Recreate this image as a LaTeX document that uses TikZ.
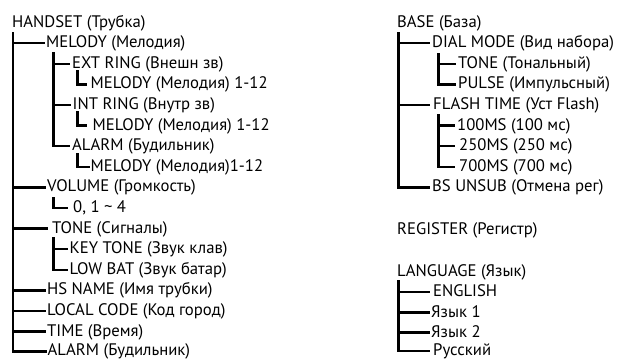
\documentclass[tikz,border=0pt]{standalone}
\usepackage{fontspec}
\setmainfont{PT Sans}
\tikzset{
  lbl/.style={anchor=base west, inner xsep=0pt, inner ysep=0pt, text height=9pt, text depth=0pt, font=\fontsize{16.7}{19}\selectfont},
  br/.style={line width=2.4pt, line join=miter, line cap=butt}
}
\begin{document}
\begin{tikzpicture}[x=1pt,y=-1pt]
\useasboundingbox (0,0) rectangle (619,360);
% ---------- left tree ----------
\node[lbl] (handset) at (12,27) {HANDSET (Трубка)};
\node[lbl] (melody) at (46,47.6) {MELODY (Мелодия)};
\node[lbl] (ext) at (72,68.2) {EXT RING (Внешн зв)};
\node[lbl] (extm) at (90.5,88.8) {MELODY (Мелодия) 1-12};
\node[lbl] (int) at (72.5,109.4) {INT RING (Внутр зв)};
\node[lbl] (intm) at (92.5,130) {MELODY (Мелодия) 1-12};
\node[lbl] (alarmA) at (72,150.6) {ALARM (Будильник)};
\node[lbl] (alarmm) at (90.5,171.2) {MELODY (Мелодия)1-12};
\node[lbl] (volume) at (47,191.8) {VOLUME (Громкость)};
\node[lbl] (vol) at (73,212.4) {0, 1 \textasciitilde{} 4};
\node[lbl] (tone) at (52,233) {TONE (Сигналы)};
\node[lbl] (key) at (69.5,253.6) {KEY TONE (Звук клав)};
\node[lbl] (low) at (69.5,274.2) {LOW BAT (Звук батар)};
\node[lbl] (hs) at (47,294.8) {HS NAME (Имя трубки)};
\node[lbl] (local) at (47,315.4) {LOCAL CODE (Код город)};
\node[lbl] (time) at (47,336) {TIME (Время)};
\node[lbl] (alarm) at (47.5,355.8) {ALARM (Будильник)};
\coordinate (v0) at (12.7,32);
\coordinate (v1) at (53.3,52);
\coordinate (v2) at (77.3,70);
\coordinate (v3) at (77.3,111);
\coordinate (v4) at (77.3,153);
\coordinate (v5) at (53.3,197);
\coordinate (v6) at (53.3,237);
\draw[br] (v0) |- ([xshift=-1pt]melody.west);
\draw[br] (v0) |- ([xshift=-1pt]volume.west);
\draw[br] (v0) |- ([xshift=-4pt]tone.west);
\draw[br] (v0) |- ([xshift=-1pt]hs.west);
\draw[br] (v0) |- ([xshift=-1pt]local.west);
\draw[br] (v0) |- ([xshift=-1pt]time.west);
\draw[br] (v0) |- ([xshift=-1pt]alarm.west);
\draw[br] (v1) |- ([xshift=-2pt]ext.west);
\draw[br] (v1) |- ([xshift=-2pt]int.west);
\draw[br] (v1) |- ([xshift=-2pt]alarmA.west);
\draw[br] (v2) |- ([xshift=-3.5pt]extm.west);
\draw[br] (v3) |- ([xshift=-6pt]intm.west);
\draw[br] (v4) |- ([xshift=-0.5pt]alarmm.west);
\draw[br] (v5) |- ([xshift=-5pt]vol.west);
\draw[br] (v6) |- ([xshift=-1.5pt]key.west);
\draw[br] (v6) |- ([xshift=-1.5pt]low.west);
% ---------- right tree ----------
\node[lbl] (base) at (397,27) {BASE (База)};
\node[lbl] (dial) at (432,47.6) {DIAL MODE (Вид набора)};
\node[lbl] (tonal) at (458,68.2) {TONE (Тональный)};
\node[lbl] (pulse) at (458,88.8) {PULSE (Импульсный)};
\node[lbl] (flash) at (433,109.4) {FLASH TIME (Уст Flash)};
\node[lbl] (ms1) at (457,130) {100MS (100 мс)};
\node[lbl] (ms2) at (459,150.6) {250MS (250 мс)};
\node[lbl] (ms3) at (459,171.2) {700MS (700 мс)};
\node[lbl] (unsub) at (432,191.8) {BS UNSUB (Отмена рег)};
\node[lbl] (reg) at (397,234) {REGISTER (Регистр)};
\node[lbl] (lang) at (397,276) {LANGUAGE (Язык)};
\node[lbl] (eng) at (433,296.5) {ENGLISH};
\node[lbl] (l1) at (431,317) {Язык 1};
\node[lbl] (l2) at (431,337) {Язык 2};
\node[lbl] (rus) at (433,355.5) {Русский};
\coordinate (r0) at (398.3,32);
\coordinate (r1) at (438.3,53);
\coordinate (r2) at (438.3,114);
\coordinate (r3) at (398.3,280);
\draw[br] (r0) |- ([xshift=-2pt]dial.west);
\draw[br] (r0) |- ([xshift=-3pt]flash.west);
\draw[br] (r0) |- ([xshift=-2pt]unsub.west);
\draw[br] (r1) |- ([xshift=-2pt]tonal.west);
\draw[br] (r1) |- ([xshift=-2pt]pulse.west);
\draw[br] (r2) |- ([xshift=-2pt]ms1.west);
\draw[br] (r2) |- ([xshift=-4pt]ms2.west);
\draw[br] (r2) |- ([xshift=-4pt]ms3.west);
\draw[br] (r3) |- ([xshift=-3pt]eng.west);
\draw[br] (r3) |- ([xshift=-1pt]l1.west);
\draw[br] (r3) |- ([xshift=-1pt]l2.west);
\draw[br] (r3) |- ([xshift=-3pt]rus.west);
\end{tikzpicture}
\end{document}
--------
Stated exercise
Reproduce the whole listing exactly, but not the images in it.

Written reply
Recreate this image as a LaTeX document that uses TikZ.
\documentclass[tikz,border=0pt]{standalone}
\usepackage{fontspec}
\setmainfont{PT Sans}
\tikzset{
  lbl/.style={anchor=base west, inner xsep=0pt, inner ysep=0pt, text height=9pt, text depth=0pt, font=\fontsize{16.7}{19}\selectfont},
  br/.style={line width=2.4pt, line join=miter, line cap=butt}
}
\begin{document}
\begin{tikzpicture}[x=1pt,y=-1pt]
\useasboundingbox (0,0) rectangle (619,360);
% ---------- left tree ----------
\node[lbl] (handset) at (12,27) {HANDSET (Трубка)};
\node[lbl] (melody) at (46,47.6) {MELODY (Мелодия)};
\node[lbl] (ext) at (72,68.2) {EXT RING (Внешн зв)};
\node[lbl] (extm) at (90.5,88.8) {MELODY (Мелодия) 1-12};
\node[lbl] (int) at (72.5,109.4) {INT RING (Внутр зв)};
\node[lbl] (intm) at (92.5,130) {MELODY (Мелодия) 1-12};
\node[lbl] (alarmA) at (72,150.6) {ALARM (Будильник)};
\node[lbl] (alarmm) at (90.5,171.2) {MELODY (Мелодия)1-12};
\node[lbl] (volume) at (47,191.8) {VOLUME (Громкость)};
\node[lbl] (vol) at (73,212.4) {0, 1 \textasciitilde{} 4};
\node[lbl] (tone) at (52,233) {TONE (Сигналы)};
\node[lbl] (key) at (69.5,253.6) {KEY TONE (Звук клав)};
\node[lbl] (low) at (69.5,274.2) {LOW BAT (Звук батар)};
\node[lbl] (hs) at (47,294.8) {HS NAME (Имя трубки)};
\node[lbl] (local) at (47,315.4) {LOCAL CODE (Код город)};
\node[lbl] (time) at (47,336) {TIME (Время)};
\node[lbl] (alarm) at (47.5,355.8) {ALARM (Будильник)};
\coordinate (v0) at (12.7,32);
\coordinate (v1) at (53.3,52);
\coordinate (v2) at (77.3,70);
\coordinate (v3) at (77.3,111);
\coordinate (v4) at (77.3,153);
\coordinate (v5) at (53.3,197);
\coordinate (v6) at (53.3,237);
\draw[br] (v0) |- ([xshift=-1pt]melody.west);
\draw[br] (v0) |- ([xshift=-1pt]volume.west);
\draw[br] (v0) |- ([xshift=-4pt]tone.west);
\draw[br] (v0) |- ([xshift=-1pt]hs.west);
\draw[br] (v0) |- ([xshift=-1pt]local.west);
\draw[br] (v0) |- ([xshift=-1pt]time.west);
\draw[br] (v0) |- ([xshift=-1pt]alarm.west);
\draw[br] (v1) |- ([xshift=-2pt]ext.west);
\draw[br] (v1) |- ([xshift=-2pt]int.west);
\draw[br] (v1) |- ([xshift=-2pt]alarmA.west);
\draw[br] (v2) |- ([xshift=-3.5pt]extm.west);
\draw[br] (v3) |- ([xshift=-6pt]intm.west);
\draw[br] (v4) |- ([xshift=-0.5pt]alarmm.west);
\draw[br] (v5) |- ([xshift=-5pt]vol.west);
\draw[br] (v6) |- ([xshift=-1.5pt]key.west);
\draw[br] (v6) |- ([xshift=-1.5pt]low.west);
% ---------- right tree ----------
\node[lbl] (base) at (397,27) {BASE (База)};
\node[lbl] (dial) at (432,47.6) {DIAL MODE (Вид набора)};
\node[lbl] (tonal) at (458,68.2) {TONE (Тональный)};
\node[lbl] (pulse) at (458,88.8) {PULSE (Импульсный)};
\node[lbl] (flash) at (433,109.4) {FLASH TIME (Уст Flash)};
\node[lbl] (ms1) at (457,130) {100MS (100 мс)};
\node[lbl] (ms2) at (459,150.6) {250MS (250 мс)};
\node[lbl] (ms3) at (459,171.2) {700MS (700 мс)};
\node[lbl] (unsub) at (432,191.8) {BS UNSUB (Отмена рег)};
\node[lbl] (reg) at (397,234) {REGISTER (Регистр)};
\node[lbl] (lang) at (397,276) {LANGUAGE (Язык)};
\node[lbl] (eng) at (433,296.5) {ENGLISH};
\node[lbl] (l1) at (431,317) {Язык 1};
\node[lbl] (l2) at (431,337) {Язык 2};
\node[lbl] (rus) at (433,355.5) {Русский};
\coordinate (r0) at (398.3,32);
\coordinate (r1) at (438.3,53);
\coordinate (r2) at (438.3,114);
\coordinate (r3) at (398.3,280);
\draw[br] (r0) |- ([xshift=-2pt]dial.west);
\draw[br] (r0) |- ([xshift=-3pt]flash.west);
\draw[br] (r0) |- ([xshift=-2pt]unsub.west);
\draw[br] (r1) |- ([xshift=-2pt]tonal.west);
\draw[br] (r1) |- ([xshift=-2pt]pulse.west);
\draw[br] (r2) |- ([xshift=-2pt]ms1.west);
\draw[br] (r2) |- ([xshift=-4pt]ms2.west);
\draw[br] (r2) |- ([xshift=-4pt]ms3.west);
\draw[br] (r3) |- ([xshift=-3pt]eng.west);
\draw[br] (r3) |- ([xshift=-1pt]l1.west);
\draw[br] (r3) |- ([xshift=-1pt]l2.west);
\draw[br] (r3) |- ([xshift=-3pt]rus.west);
\end{tikzpicture}
\end{document}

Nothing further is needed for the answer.